For Ukraine to alter this trajectory, the strategy must shift from "Point Defense" to "Systemic Interdiction." This involves not just shooting down incoming missiles but systematically destroying the launch platforms and production facilities deep within Russian territory. This shift, however, brings the conflict closer to a direct Russia-NATO confrontation, which is the exact scenario Western capitals have spent the last two years attempting to avoid.
Strategic Imperative for the Near Term
The path toward a cessation of hostilities is currently blocked by a "Credibility Gap." Neither side trusts the other to adhere to a ceasefire, and no international body currently possesses the teeth to enforce one. Therefore, the "Deal" is not "dimming" because of a lack of effort; it is dimming because the structural conditions for a stable peace do not exist.
The immediate strategic play for the Ukrainian defense and its allies is the Hardening of the Interior.
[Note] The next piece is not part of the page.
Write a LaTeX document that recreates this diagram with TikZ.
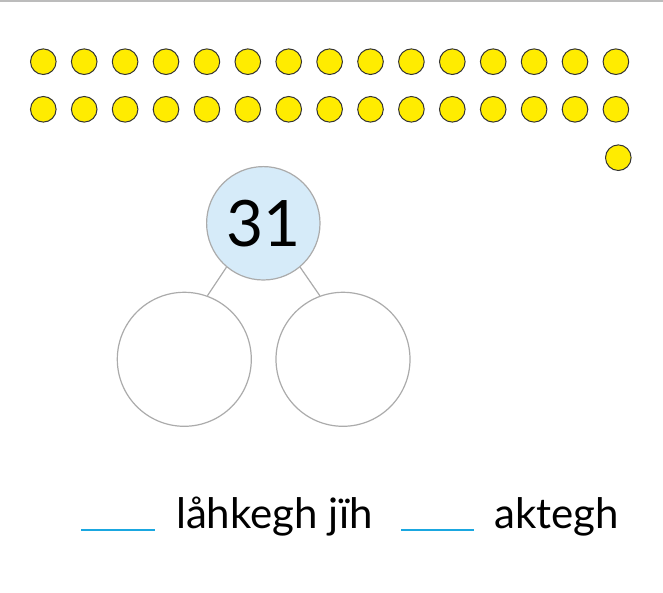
\documentclass[tikz,border=0pt]{standalone}
\usepackage{fontspec}
\setmainfont{Lato}
\usetikzlibrary{positioning}
\definecolor{dotyellow}{HTML}{FFEC00}
\definecolor{bondblue}{HTML}{D6EBF9}
\definecolor{bondgray}{HTML}{ABABAB}
\definecolor{blankblue}{HTML}{1AA7E0}
\begin{document}
\begin{tikzpicture}[x=1pt,y=1pt,
    dot/.style={circle,draw=black!80,fill=dotyellow,line width=1pt,minimum size=25.6pt,inner sep=0pt},
    whole/.style={circle,draw=bondgray,fill=bondblue,line width=1.2pt,minimum size=113.4pt,inner sep=0pt,font=\fontsize{64}{66}\selectfont},
    part/.style={circle,draw=bondgray,fill=white,line width=1.2pt,minimum size=134pt,inner sep=0pt},
    word/.style={inner sep=0pt,anchor=base west,font=\fontsize{42}{46}\selectfont}]
    \useasboundingbox (0,0) rectangle (663,592);
    \draw[bondgray!80,line width=2pt] (0,591) -- (663,591);
    % dots
    \foreach \i in {1,...,15} {
        \node[dot] (a\i) at ({43.3+40.9*(\i-1)},530.3) {};
        \node[dot] (b\i) at ({43.3+40.9*(\i-1)},482.7) {};
    }
    \node[dot] (c1) at (618.3,434.3) {};
    % number bond
    \node[whole] (top) at (263.3,368.7) {31};
    \node[part]  (left) at (184.3,232.7) {};
    \node[part]  (right) at (343,232.7) {};
    \draw[bondgray,line width=1.2pt] (top.230) -- (left.70);
    \draw[bondgray,line width=1.2pt] (top.310) -- (right.110);
    % sentence
    \draw[blankblue,line width=2pt] (81,62) -- (155,62);
    \node[word] (w1) at (176,64) {låhkegh jïh};
    \draw[blankblue,line width=2pt] (401,62) -- (474,62);
    \node[word] (w2) at (494,64) {aktegh};
\end{tikzpicture}
\end{document}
This necessitates a shift in resource allocation from offensive maneuver gear to a "Total Air Defense" architecture that includes:
- Transitioning from mobile MANPADS to integrated, multi-layered kinetic and non-kinetic (EW) domes over every major population center.
- The decentralization of the energy grid to render individual strikes strategically irrelevant.
- The establishment of domestic production lines for low-cost, long-range "retaliation drones" to create a reciprocal cost for Russian infrastructure.
Until the cost of the "Kinetic Signaling" becomes too high for Moscow to bear domestically, the strikes will continue, and the diplomatic table will remain empty. The objective is not to find a compromise that satisfies both parties, as none exists, but to engineer a situation where the Russian leadership views a stalemate as more advantageous than continued aggression. This is not achieved through rhetoric, but through the cold, calculated expansion of Ukrainian "Defensive Depth" and the sustained signaling of Western industrial resolve.